Weekly Status Update

This week we worked collectively on researching Machine Learning algorithms, devising strategies to acquire data, scheduling, and planning out certain design decisions of our project.

Aayush – I collected a dataset from Wikifonia.org, which is now a defunct website, but their data is still available in places online. I also researched on approaches to chord generation (https://arxiv.org/pdf/1712.01011.pdf).

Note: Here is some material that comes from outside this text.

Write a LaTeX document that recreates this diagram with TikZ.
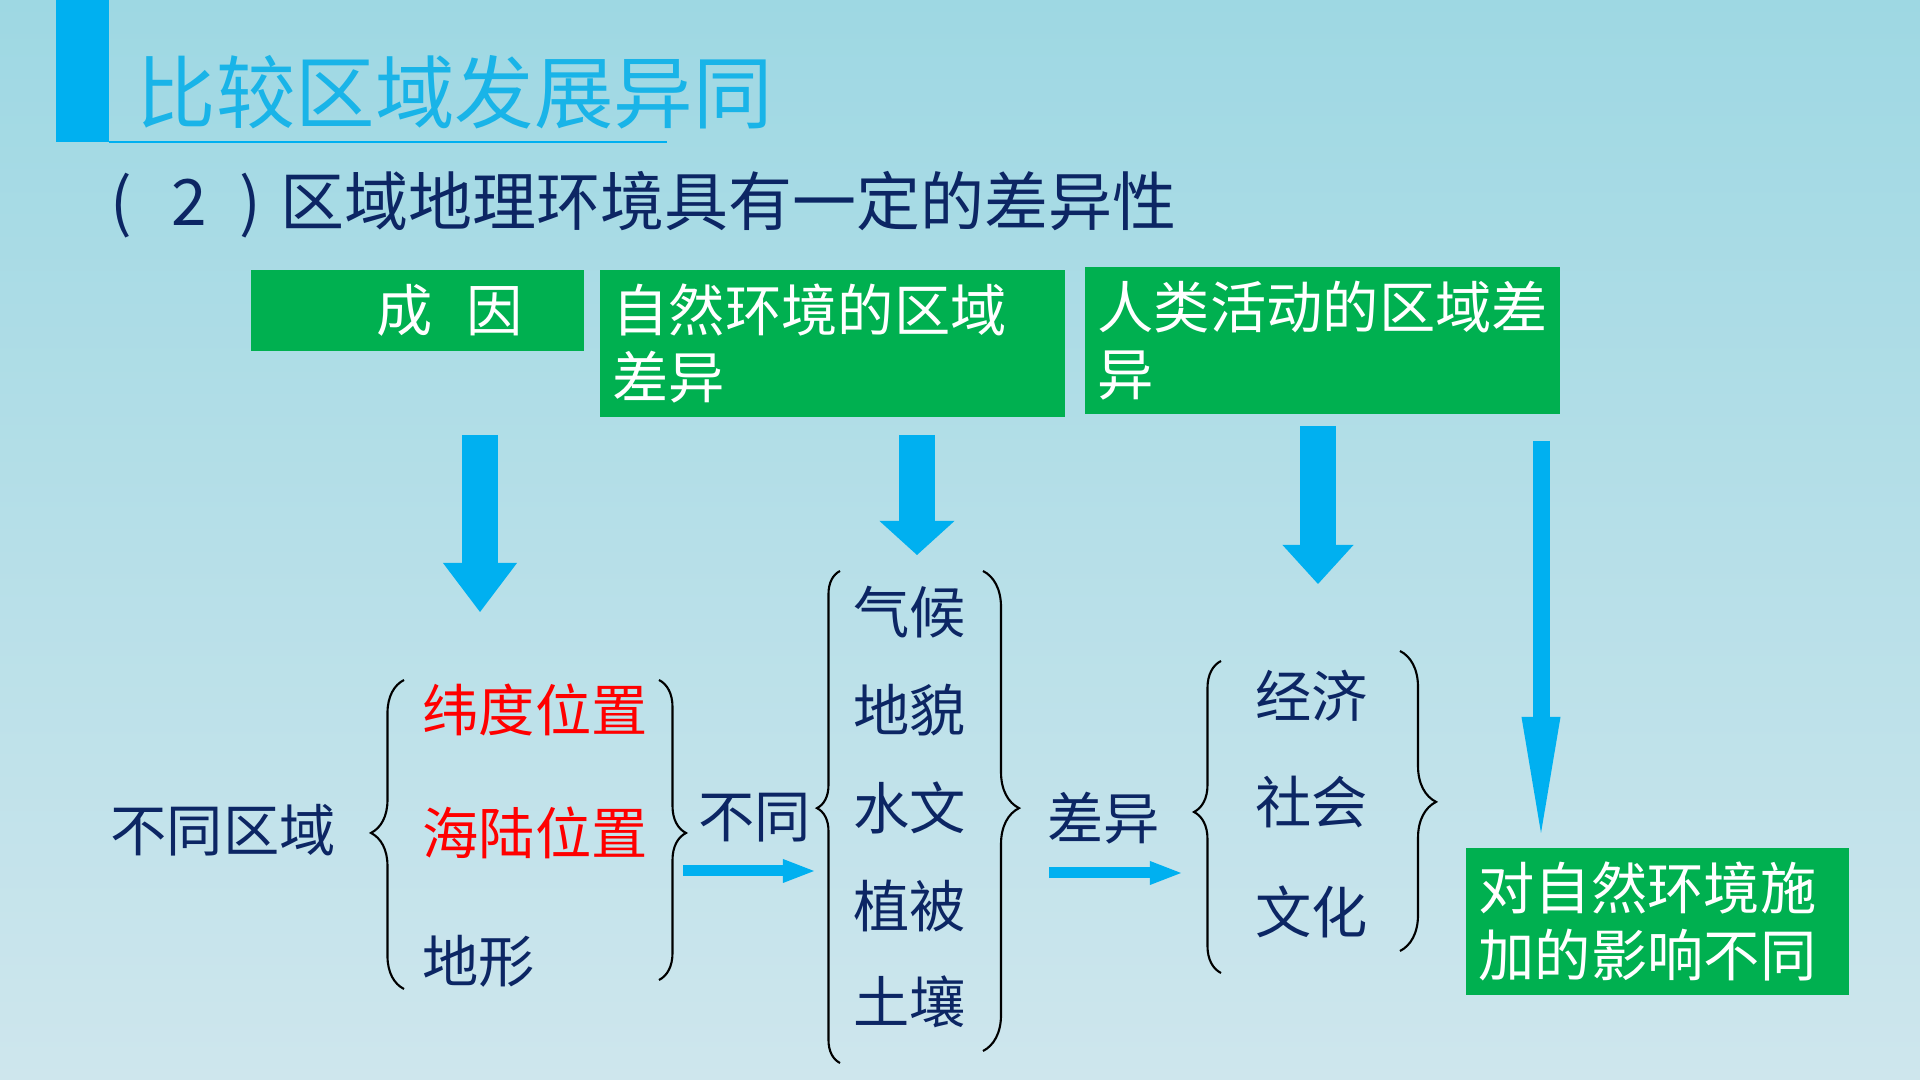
\documentclass[tikz,border=0pt]{standalone}
\usepackage{fontspec}
\setmainfont{Noto Sans CJK SC}
\usetikzlibrary{arrows.meta, decorations.pathreplacing}

\definecolor{bgtop}{RGB}{158,216,227}
\definecolor{bgbot}{RGB}{206,230,237}
\definecolor{skyblue}{RGB}{0,176,240}
\definecolor{titleblue}{RGB}{25,180,232}
\definecolor{navy}{RGB}{12,38,100}
\definecolor{boxgreen}{RGB}{0,176,80}

\begin{document}
\begin{tikzpicture}[x=0.01cm, y=-0.01cm,
  every node/.style={inner sep=0pt, font=\fontsize{16}{19}\selectfont, text=navy},
  gbox/.style={fill=boxgreen, text=white, anchor=north west, align=left, inner xsep=0.13cm, inner ysep=0pt},
  item/.style={anchor=west},
  redit/.style={anchor=west, text=red},
  curly/.style={draw=black, line width=0.6pt, decorate},
  barrow/.style={draw=skyblue, line cap=butt}]

  % Background
  \fill[top color=bgtop, bottom color=bgbot] (0,0) rectangle (1920,1080);

  % Title
  \fill[skyblue] (56,0) rectangle (109,142);
  \draw[skyblue, line width=0.6pt] (109,142) -- (667,142);
  \node[anchor=west, text=titleblue, font=\fontsize{22.6}{26}\selectfont] (title) at (136,92) {比较区域发展异同};
  \node[anchor=west, font=\fontsize{18.2}{22}\selectfont] (subtitle) at (110,205)
    {(\hspace{0.62em}2\hspace{0.5em})\hspace{0.3em}区域地理环境具有一定的差异性};

  % Green boxes
  \node[gbox, text width=3.07cm, minimum height=0.81cm] (cause) at (250,269) {\hspace*{1.13cm}成\hspace{0.6em}因};
  \node[gbox, text width=4.39cm, minimum height=1.47cm] (natdiff) at (599,269) {自然环境的区域\\差异};
  \node[gbox, text width=4.49cm, minimum height=1.47cm] (humdiff) at (1084,266) {人类活动的区域差\\异};
  \node[gbox, text width=3.57cm, minimum height=1.47cm] (effect) at (1465,847) {对自然环境施\\加的影响不同};

  % Causes
  \node[item] (regions) at (110,830) {不同区域};
  \node[redit] (lat) at (422,710) {纬度位置};
  \node[redit] (sealand) at (422,833) {海陆位置};
  \node[item] (relief) at (422,961) {地形};
  \node[item] (diffA) at (698,818) {不同};

  % Natural elements
  \node[item] (climate) at (853,612) {气候};
  \node[item] (landform) at (853,710) {地貌};
  \node[item] (hydro) at (853,808) {水文};
  \node[item] (veget) at (853,906) {植被};
  \node[item] (soil) at (853,1002) {土壤};
  \node[item] (diffB) at (1047,818) {差异};

  % Human activities
  \node[item] (econ) at (1255,696) {经济};
  \node[item] (society) at (1255,802) {社会};
  \node[item] (culture) at (1255,912) {文化};

  % Braces
  \draw[curly, decoration={brace, amplitude=0.33cm, aspect=0.505}] (404,989) -- (404,680);
  \draw[curly, decoration={brace, amplitude=0.27cm, aspect=0.51}] (659,680) -- (659,980);
  \draw[curly, decoration={brace, amplitude=0.23cm, aspect=0.518}] (840,1063) -- (840,571);
  \draw[curly, decoration={brace, amplitude=0.36cm, aspect=0.494}] (983,571) -- (983,1051);
  \draw[curly, decoration={brace, amplitude=0.27cm, aspect=0.516}] (1221,973) -- (1221,661);
  \draw[curly, decoration={brace, amplitude=0.36cm, aspect=0.503}] (1400,651) -- (1400,951);

  % Arrow end points
  \coordinate (c1a) at (480,435);  \coordinate (c1b) at (480,612);
  \coordinate (c2a) at (917,435);  \coordinate (c2b) at (917,555);
  \coordinate (c3a) at (1318,426); \coordinate (c3b) at (1318,584);
  \coordinate (c4a) at (1541,441); \coordinate (c4b) at (1541,833);
  \coordinate (h1a) at (683,871);  \coordinate (h1b) at (814,871);
  \coordinate (h2a) at (1049,873); \coordinate (h2b) at (1181,873);

  % Down arrows
  \draw[barrow, line width=0.35cm, -{Triangle[width=0.74cm, length=0.49cm, line width=0pt]}] (c1a) -- (c1b);
  \draw[barrow, line width=0.35cm, -{Triangle[width=0.75cm, length=0.34cm, line width=0pt]}] (c2a) -- (c2b);
  \draw[barrow, line width=0.35cm, -{Triangle[width=0.71cm, length=0.39cm, line width=0pt]}] (c3a) -- (c3b);
  \draw[barrow, line width=0.17cm, -{Triangle[width=0.39cm, length=1.16cm, line width=0pt]}] (c4a) -- (c4b);

  % Side arrows
  \draw[barrow, line width=0.11cm, -{Triangle[width=0.24cm, length=0.31cm, line width=0pt]}] (h1a) -- (h1b);
  \draw[barrow, line width=0.11cm, -{Triangle[width=0.24cm, length=0.31cm, line width=0pt]}] (h2a) -- (h2b);
\end{tikzpicture}
\end{document}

For the next week I plan to study more of the background described in music generation papers (HMM’s, Neural Networks).

Michael – I also researched chord progression and other related music generation papers using Machine Learning https://cs224d.stanford.edu/reports/allenh.pdf https://arxiv.org/pdf/1712.01011.pdf https://www.researchgate.net/publication/319524552_Deep_Learning_Techniques_for_Music_Generation_-_A_Survey

Chris- For the past week my main focus was to collect data, determine the usability of the dataset and to research on related fields. I researched existing tools to convert chord labels in music files into notes as many data we found has only the main melody well labeled while the chord progressions are labeled in plain text format. Useful tool: MuseScore, and useful plugin. For the first half of the next week, I will move onto researching algorithms for chord generation (BTSTM, Bidirectional Long Short Term Memory). For the later half of the week, I will work with my teammates to pre-process the music data if needed.

Our short term goal over the next few weeks is to run short tests (2-4 bars) that will help us scope out the task for the design review.